JEFF GLAZE jglaze@madison.com,
"A new bill being circulated in the state Legislature could
settle a years-long legal fight over the protected status of Native American
effigy mounds located in a limestone quarry in the town of Blooming Grove.
The bill from Sen. Chris Kapenga, R-Delafield, would force
the Wisconsin Historical Society to allow property owners to excavate in order
to prove whether human remains exist in effigy mounds on their land, but
opponents of the legislation contend that allowing excavation defeats the
purpose of mound preservation entirely.
The proposed legislation has implications in Dane County,
where Wingra Stone and Redi-Mix, a producer of stone and concrete, has for more
than two decades mined around a 3-acre plot containing effigy mounds inside its
Kampmeier Quarry, just north of McFarland.
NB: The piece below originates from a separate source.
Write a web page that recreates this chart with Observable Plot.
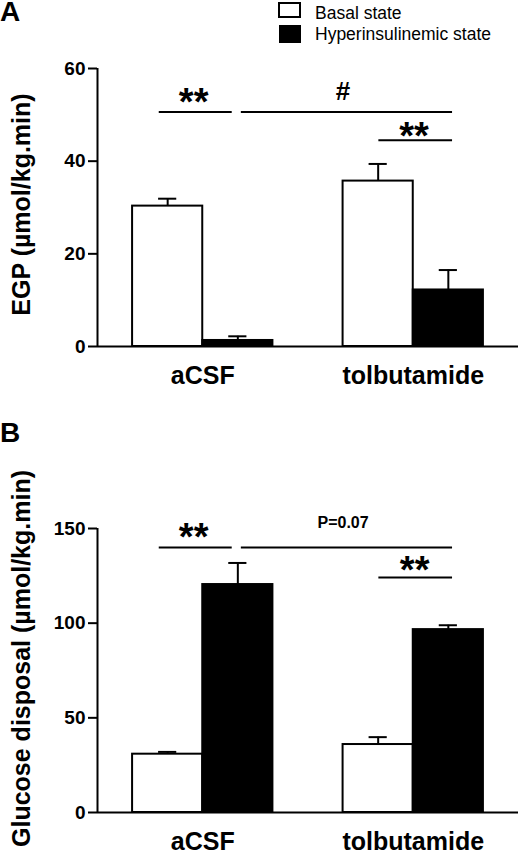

Today, the mounds sit atop a peninsula that stretches about
50 feet above the quarry floor. But as mining has exhausted other parts of the
57-acre quarry, the company has challenged the existence of human remains at
the site in an effort to prove it should be removed from the state’s registry
of protected burial sites.
Removal from the state’s burial site catalog would allow the
company to extract between $10 million and $15 million in limestone aggregate
that lies beneath the mounds, said Wingra president Bob Shea.
“The fact of the matter is there is no proof that there’s
any burial materials there,” Shea said. “We certainly wouldn’t disturb a known
burial site. But there needs to be some definitive means to be mostly certain –
if not completely certain – that there are remains at the site.”
The mounds at Kampmeier Quarry are part of the once-larger
Ward Mound Group, which has mostly been destroyed.
Wingra began operating the quarry in 1962, but the Ward
mounds remained unprotected until a 1986 law gave the Historical Society the
power to identify and catalog potential burial sites and their surrounding
lands for preservation. Destruction of the remaining mounds was stopped when
the Ward mounds were officially catalogued as a burial site in 1990.
But in recent years, Wingra and the Ho-Chunk Nation have
disputed the findings of multiple surveys that have used ground-penetrating
radar and magnetometry to glean information about what lies below the surface.
“Those anomalies are what’s up for debate — whether there are
or aren’t remains,” said Collin Price, a spokesman for the Ho-Chunk Nation.
“For us, our oral traditions and history tell us those are human remains.”
Those disputes have played out in state administrative
offices and court rooms since 2010, when Wingra asked that the site be removed
from state burial site catalog. In 2012, the Historical Society ruled there was
insufficient evidence to determine the mounds do not contain human remains.
Both sides agree that a partial excavation of the site is
the only way to make an absolute determination, but the Historical Society
sided with the Ho-Chunk in its belief that excavating to make that
determination runs contrary to the purpose of the burial preservation law.
“These mounds, to our people, represent so many things. They
are a huge part of our culture and what would essentially happen is they’d be
destroyed,” Price said. “To excavate their remains is grotesque to even
consider.”
Wingra is also pursuing a permit to excavate the site under
the existing law. The state’s Division of Hearings and Appeals (DHA) denied the
permit in July 2014, but Wingra appealed and in May, a circuit court overturned
DHA’s decision.
That ruling prompted an appeal from the Historical Society
and the Ho-Chunk Nation. All three appeals are now being consolidated as
cross-appeals.
The delays are why Shea said he’s pursued a legislative
solution.
Kapenga’s office declined to comment Friday on the bill.
1 comment :
It is disgusting that the gravel co. has already denuded the whole area right up to the mounds. This is just as absurd as walking into a modern cemetery and asking to prove that there are burials there! It's sad that most of these mounds have already been destroyed, hopefully what remains can be preserved.
Another thought is, it is disturbing that despite conservation efforts, he-who-has-millions-of dollars can always lobby to try and develop/ destroy "protected" sites. maybe some of our conservation sites, in future generations, aren't as safe as we would believe in the face of these developers.